◆ **SET EXERCISE**:
Pick out each line of the records that includes the string "page", and copy it.
-------- SOURCE RECORDS
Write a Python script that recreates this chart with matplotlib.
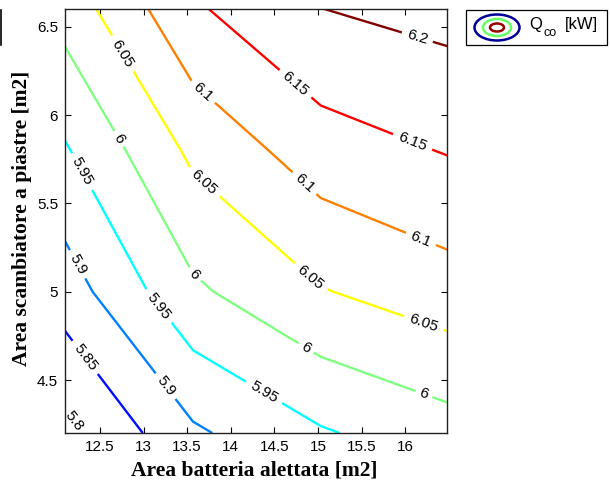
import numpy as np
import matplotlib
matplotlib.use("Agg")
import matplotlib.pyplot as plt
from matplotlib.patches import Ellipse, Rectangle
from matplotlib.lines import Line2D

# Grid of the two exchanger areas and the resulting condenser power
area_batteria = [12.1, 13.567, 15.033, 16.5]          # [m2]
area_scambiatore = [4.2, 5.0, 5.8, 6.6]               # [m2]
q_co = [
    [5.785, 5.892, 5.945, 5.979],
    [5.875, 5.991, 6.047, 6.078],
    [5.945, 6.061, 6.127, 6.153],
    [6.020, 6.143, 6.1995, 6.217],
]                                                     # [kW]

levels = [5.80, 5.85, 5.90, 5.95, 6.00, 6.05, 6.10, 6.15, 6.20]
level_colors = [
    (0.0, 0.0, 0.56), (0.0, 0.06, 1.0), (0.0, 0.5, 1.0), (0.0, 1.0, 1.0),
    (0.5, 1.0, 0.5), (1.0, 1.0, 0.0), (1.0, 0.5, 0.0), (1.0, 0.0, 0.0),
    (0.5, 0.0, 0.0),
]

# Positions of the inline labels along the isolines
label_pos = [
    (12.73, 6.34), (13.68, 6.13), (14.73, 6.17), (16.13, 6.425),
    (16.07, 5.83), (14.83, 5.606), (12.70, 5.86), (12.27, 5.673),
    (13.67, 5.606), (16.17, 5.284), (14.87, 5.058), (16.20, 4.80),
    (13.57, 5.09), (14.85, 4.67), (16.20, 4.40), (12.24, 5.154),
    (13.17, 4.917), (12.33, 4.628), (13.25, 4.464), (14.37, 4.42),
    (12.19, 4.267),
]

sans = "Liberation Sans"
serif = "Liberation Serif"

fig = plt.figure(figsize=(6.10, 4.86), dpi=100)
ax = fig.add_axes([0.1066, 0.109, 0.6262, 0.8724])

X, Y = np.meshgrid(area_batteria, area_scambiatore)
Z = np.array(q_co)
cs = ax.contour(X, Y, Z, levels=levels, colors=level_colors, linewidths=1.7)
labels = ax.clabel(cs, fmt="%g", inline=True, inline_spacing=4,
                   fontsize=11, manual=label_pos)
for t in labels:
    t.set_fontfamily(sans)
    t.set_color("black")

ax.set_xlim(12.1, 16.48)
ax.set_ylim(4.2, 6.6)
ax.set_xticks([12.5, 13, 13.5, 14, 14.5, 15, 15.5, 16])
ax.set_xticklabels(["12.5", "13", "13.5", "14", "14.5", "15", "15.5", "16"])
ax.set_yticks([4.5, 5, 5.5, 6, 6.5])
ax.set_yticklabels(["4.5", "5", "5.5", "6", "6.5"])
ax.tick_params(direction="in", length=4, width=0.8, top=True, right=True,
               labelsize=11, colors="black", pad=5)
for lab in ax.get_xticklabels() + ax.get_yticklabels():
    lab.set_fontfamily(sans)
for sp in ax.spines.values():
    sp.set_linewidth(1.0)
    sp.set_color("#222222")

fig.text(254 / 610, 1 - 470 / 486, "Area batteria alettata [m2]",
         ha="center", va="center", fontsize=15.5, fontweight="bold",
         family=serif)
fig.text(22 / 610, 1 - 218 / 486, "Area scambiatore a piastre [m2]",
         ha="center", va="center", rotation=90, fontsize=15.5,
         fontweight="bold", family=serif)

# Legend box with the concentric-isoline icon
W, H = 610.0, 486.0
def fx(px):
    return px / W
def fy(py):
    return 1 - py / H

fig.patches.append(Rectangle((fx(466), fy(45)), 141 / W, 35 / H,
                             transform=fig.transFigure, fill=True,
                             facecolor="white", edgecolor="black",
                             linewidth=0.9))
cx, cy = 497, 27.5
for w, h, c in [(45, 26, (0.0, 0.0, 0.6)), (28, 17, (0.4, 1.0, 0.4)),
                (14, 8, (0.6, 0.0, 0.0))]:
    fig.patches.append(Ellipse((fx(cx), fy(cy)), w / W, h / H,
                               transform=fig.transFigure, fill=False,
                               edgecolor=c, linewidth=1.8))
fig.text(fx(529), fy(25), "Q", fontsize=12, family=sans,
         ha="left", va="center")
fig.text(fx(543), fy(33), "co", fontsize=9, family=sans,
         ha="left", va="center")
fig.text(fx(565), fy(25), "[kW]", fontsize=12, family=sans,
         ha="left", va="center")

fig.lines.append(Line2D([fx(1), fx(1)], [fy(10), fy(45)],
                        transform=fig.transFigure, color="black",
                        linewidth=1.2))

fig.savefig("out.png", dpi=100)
----------------
-------- SOURCE RECORDS
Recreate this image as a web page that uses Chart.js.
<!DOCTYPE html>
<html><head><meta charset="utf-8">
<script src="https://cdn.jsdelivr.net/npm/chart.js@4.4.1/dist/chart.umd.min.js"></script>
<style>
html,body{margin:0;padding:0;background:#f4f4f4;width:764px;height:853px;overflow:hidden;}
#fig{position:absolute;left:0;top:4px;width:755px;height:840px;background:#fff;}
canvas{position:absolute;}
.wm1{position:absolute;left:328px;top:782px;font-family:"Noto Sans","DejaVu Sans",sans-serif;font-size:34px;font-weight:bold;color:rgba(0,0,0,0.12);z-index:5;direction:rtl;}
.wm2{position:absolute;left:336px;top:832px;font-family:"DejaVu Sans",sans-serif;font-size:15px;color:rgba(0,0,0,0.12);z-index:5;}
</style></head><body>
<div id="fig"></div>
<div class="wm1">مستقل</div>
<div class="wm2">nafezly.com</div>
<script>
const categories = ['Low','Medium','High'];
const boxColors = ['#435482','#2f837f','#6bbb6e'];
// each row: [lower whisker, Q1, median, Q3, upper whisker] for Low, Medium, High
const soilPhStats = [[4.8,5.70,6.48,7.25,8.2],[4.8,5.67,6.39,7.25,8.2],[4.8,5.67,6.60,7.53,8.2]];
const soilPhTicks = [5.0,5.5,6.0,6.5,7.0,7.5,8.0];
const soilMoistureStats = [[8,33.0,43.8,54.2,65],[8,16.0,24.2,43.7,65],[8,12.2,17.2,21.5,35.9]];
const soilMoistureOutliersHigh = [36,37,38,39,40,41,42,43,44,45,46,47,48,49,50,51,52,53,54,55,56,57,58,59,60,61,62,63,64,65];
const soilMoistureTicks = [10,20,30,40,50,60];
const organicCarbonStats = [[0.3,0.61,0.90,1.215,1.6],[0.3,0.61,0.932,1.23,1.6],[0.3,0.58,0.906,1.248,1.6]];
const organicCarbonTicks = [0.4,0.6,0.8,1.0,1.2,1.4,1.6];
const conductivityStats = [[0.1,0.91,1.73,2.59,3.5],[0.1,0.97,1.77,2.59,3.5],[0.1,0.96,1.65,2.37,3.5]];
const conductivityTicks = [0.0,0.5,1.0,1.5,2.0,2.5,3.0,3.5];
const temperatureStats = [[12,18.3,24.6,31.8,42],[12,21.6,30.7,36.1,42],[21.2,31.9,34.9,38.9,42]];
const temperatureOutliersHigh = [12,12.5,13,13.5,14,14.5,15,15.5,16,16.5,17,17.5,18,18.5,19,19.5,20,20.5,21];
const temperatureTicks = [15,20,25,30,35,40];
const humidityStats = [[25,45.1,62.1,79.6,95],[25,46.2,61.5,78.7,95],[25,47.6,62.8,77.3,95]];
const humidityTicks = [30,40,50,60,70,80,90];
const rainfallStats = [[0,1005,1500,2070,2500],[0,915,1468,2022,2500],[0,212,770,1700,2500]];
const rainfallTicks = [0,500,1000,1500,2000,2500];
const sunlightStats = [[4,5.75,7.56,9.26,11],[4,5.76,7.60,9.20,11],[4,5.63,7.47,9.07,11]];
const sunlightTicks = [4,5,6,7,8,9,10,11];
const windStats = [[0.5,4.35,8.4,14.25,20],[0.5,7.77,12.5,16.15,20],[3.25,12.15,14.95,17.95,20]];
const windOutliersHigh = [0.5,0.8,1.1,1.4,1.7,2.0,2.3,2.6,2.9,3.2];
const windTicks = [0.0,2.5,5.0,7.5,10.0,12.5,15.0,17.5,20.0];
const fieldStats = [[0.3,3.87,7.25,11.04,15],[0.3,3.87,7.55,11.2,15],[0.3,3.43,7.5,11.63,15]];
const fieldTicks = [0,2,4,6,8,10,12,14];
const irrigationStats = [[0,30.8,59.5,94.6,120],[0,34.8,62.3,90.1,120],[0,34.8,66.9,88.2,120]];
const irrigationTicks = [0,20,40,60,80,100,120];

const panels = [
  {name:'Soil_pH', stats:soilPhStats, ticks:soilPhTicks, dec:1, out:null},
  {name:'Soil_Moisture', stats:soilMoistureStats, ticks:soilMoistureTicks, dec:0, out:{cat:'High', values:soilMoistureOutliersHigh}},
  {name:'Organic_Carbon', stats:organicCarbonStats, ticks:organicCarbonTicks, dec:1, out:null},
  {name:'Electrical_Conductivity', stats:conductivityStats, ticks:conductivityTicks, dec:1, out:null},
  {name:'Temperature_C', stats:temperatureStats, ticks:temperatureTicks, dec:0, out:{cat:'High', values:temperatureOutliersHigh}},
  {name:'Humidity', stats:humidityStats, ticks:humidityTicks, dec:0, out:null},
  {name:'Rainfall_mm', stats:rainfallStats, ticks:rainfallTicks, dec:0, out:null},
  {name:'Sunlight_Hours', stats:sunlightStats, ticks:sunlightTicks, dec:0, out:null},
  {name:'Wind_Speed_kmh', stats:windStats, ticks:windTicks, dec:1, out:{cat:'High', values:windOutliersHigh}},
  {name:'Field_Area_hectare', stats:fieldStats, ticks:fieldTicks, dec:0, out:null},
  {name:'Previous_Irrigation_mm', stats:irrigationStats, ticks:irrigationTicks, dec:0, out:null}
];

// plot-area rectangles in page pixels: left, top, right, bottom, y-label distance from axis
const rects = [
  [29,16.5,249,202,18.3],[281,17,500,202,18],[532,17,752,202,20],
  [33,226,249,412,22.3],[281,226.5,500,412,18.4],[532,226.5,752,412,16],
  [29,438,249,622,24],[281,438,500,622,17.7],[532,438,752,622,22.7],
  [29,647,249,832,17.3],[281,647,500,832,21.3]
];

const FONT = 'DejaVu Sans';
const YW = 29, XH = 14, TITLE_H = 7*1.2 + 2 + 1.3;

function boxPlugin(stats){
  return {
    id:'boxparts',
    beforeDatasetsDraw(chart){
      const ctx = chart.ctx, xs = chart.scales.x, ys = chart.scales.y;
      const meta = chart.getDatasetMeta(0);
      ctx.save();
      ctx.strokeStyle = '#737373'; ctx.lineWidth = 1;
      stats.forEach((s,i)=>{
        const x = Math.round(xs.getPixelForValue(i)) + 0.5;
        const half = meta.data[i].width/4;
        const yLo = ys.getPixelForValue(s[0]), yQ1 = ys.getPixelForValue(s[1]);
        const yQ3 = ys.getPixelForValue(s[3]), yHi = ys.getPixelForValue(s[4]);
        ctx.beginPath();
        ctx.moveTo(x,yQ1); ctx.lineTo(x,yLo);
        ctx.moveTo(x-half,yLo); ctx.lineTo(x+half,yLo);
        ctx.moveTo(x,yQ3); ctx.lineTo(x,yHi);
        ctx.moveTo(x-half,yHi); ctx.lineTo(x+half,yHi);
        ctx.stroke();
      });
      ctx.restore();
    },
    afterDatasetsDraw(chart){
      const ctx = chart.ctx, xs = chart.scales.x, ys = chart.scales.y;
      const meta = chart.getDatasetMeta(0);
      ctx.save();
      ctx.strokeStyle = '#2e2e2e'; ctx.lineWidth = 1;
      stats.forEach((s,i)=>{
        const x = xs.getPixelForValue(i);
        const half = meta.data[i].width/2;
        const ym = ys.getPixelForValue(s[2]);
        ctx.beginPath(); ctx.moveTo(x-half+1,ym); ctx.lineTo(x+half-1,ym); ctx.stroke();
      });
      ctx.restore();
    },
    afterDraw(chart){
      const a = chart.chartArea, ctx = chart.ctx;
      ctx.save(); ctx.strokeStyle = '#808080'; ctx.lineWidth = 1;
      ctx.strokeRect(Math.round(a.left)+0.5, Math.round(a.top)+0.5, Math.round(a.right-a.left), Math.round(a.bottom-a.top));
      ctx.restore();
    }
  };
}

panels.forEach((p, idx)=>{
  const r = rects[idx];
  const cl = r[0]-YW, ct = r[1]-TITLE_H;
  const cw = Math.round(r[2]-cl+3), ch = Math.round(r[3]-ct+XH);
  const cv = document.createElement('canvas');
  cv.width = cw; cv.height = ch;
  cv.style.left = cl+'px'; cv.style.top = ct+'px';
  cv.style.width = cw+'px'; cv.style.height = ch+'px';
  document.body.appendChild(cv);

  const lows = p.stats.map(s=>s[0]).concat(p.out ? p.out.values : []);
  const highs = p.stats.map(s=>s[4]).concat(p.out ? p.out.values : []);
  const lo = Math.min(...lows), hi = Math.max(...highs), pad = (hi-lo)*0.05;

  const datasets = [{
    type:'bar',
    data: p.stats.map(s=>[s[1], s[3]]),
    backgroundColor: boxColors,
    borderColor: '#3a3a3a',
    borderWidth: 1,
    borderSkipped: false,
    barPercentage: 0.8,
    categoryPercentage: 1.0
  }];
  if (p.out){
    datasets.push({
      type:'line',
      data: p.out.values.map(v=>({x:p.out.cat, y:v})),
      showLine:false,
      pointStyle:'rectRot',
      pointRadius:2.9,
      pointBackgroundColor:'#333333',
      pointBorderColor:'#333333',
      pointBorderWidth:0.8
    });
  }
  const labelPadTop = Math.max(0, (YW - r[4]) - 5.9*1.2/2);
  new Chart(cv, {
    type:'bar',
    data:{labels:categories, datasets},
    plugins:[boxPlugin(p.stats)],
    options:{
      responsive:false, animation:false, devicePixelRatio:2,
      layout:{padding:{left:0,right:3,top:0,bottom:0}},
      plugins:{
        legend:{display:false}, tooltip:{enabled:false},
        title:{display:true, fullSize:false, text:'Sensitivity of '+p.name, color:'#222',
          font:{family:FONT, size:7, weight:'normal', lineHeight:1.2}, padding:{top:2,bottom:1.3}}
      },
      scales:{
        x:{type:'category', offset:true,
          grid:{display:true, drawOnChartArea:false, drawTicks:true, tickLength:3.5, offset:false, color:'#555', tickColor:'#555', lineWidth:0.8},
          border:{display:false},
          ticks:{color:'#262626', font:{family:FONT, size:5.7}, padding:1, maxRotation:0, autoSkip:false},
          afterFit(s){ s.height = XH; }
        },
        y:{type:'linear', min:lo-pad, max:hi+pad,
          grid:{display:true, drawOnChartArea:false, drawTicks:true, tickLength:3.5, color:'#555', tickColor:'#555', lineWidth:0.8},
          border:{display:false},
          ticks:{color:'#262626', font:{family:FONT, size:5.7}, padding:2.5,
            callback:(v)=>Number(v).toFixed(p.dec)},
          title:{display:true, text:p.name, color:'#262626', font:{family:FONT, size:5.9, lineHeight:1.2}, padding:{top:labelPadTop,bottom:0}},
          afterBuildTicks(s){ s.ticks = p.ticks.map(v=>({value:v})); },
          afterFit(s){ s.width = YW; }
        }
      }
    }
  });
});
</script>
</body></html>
----------------
◆ **OUTPUT FOR THIS EXERCISE**:
Recreate this image as a web page that uses Chart.js.
// plot-area rectangles in page pixels: left, top, right, bottom, y-label distance from axis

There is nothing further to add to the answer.